TASK OBJECTIVE: What lies from the line containing "Rebuild this chart" through the line containing "from bokeh.resources import INLINE"? Print exactly those lines, with both ends, and no others.
----- SUPPLIED DATA
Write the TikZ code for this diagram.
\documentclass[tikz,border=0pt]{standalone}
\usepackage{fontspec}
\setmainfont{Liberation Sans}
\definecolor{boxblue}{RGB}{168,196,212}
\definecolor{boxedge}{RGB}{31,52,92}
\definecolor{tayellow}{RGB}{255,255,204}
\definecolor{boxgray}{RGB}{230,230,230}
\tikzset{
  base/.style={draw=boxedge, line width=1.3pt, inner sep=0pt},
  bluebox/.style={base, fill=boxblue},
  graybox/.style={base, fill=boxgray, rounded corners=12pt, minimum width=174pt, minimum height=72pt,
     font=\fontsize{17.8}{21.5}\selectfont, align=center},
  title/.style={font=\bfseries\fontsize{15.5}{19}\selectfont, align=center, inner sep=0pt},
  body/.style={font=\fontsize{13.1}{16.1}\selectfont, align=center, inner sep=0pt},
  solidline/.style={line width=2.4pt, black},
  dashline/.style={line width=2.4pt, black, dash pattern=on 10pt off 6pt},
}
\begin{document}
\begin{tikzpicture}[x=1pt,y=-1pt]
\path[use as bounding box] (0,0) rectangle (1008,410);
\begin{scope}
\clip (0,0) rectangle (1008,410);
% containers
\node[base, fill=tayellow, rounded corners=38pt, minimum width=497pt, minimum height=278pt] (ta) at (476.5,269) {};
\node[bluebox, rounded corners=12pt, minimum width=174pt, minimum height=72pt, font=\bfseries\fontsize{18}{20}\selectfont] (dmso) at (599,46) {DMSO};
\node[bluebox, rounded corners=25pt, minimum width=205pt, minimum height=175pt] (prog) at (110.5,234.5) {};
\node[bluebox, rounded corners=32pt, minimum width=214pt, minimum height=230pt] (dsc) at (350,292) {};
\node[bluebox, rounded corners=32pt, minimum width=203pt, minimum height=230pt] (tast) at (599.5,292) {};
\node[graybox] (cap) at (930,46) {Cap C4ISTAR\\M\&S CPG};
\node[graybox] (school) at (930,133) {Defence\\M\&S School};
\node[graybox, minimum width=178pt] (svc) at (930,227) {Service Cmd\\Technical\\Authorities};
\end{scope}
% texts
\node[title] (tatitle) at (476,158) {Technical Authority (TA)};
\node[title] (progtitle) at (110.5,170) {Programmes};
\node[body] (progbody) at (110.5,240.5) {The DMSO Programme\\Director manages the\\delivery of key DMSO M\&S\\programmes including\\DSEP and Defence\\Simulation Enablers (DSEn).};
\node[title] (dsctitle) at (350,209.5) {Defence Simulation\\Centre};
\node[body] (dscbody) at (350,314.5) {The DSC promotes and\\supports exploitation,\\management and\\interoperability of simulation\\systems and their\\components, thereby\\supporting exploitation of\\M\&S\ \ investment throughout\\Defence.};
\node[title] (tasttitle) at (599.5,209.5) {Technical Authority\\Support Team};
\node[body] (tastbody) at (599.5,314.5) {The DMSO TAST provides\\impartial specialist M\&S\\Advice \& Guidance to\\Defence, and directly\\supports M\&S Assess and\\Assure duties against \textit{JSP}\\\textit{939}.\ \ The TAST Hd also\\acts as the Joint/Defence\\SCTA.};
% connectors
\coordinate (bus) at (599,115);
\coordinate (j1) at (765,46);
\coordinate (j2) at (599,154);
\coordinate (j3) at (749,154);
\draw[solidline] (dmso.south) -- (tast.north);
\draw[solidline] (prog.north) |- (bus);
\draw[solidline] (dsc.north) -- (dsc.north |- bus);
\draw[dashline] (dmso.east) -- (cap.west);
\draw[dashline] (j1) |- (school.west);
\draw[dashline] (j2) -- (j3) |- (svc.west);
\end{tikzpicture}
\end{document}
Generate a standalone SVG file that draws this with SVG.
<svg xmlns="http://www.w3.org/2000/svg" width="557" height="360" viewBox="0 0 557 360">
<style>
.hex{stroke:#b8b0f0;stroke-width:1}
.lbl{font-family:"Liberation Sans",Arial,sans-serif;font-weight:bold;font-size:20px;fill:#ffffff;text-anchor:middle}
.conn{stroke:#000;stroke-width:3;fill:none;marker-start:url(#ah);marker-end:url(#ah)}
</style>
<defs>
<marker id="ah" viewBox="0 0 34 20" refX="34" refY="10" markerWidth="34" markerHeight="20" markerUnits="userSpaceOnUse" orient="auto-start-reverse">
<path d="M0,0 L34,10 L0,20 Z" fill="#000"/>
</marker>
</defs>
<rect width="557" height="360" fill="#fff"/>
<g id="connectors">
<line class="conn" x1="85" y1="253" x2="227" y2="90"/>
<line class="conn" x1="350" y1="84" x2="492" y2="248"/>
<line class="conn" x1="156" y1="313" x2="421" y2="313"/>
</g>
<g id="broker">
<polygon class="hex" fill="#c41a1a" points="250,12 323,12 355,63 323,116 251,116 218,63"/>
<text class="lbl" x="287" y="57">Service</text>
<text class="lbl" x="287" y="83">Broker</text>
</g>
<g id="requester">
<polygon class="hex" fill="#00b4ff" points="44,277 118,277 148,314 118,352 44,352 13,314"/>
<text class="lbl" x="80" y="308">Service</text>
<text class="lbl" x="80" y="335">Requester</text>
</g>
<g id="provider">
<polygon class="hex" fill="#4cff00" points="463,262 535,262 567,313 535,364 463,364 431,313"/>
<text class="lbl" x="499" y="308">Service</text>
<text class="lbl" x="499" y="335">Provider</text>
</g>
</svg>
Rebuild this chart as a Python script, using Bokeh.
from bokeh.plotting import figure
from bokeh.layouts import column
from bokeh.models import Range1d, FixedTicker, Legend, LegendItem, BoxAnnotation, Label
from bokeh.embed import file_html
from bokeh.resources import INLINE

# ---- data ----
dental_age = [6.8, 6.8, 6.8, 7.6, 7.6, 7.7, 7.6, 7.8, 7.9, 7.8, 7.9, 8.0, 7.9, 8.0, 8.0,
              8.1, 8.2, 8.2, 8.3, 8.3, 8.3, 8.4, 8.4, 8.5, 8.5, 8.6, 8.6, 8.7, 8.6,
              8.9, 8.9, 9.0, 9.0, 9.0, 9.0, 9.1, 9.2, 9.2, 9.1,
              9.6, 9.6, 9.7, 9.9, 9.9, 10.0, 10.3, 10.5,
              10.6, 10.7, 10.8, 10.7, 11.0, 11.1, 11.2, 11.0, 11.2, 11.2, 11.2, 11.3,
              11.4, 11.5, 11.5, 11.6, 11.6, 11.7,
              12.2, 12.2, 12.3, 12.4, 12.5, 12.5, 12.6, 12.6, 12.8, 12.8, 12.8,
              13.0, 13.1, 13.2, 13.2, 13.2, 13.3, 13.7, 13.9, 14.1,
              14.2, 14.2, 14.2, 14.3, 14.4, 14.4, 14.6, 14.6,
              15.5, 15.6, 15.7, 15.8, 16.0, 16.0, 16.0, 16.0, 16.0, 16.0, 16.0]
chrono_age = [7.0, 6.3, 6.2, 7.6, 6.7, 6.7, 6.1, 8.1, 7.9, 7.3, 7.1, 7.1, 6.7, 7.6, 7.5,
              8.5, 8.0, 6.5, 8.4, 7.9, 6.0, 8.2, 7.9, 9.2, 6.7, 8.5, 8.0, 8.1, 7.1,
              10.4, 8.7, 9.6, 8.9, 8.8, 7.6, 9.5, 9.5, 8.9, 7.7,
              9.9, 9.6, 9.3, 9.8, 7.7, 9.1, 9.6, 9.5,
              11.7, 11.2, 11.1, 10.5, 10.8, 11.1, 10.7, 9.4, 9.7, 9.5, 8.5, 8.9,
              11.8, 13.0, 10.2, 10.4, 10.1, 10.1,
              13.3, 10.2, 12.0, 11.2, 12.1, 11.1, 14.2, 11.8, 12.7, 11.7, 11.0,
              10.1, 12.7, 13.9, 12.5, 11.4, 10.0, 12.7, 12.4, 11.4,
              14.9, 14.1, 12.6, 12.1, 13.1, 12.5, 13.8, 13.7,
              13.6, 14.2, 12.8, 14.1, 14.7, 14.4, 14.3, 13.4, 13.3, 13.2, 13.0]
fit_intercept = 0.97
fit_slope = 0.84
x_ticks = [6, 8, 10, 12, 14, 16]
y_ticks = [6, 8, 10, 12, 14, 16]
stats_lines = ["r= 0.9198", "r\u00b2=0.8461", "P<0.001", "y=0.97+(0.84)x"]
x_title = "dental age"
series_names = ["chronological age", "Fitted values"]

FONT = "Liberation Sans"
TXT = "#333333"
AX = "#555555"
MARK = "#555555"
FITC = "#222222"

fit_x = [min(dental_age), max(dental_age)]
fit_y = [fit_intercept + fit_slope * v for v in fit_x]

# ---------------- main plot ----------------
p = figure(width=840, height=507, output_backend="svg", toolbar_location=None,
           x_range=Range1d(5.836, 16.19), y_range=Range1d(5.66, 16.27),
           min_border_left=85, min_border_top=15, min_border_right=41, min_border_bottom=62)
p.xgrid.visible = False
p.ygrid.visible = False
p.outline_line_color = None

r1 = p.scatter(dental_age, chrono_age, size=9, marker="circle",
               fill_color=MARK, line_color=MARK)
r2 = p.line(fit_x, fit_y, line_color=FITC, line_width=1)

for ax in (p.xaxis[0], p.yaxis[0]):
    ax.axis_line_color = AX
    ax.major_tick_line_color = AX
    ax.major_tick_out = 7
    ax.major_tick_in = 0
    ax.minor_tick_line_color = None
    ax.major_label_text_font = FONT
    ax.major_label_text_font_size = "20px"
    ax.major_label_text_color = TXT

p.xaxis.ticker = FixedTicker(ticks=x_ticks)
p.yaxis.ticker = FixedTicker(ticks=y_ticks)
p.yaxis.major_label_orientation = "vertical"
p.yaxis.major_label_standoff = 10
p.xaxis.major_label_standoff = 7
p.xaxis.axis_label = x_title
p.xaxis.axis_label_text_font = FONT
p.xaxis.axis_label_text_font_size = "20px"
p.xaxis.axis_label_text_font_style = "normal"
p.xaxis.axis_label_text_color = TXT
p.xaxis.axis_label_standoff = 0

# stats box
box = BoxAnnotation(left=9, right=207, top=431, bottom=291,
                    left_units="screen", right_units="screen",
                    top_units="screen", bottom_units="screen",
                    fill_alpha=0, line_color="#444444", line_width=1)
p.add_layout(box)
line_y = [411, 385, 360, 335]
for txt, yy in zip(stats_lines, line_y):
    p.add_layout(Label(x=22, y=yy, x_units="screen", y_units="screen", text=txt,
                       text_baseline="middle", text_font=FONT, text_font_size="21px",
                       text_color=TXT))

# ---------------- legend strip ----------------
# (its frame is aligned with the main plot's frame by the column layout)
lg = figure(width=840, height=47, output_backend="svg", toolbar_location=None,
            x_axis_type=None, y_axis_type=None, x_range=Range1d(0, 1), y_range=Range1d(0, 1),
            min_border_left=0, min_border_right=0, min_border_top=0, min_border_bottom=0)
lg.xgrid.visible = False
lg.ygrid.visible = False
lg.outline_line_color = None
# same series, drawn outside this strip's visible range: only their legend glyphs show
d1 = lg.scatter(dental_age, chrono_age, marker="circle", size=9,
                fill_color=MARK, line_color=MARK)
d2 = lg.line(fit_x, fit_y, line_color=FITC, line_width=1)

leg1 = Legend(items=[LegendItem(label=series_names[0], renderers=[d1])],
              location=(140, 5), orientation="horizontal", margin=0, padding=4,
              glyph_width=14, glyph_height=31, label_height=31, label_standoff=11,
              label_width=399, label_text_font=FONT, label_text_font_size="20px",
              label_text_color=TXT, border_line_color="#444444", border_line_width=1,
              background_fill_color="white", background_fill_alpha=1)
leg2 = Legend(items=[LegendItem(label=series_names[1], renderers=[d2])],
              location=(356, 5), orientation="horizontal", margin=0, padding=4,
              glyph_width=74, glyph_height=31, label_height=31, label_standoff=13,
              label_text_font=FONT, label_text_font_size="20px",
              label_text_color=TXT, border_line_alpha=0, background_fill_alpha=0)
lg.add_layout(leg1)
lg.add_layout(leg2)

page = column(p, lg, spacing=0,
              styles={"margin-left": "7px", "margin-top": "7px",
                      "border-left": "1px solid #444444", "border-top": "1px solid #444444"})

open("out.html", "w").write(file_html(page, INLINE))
----------
COMPLETED TASK:
Rebuild this chart as a Python script, using Bokeh.
from bokeh.plotting import figure
from bokeh.layouts import column
from bokeh.models import Range1d, FixedTicker, Legend, LegendItem, BoxAnnotation, Label
from bokeh.embed import file_html
from bokeh.resources import INLINE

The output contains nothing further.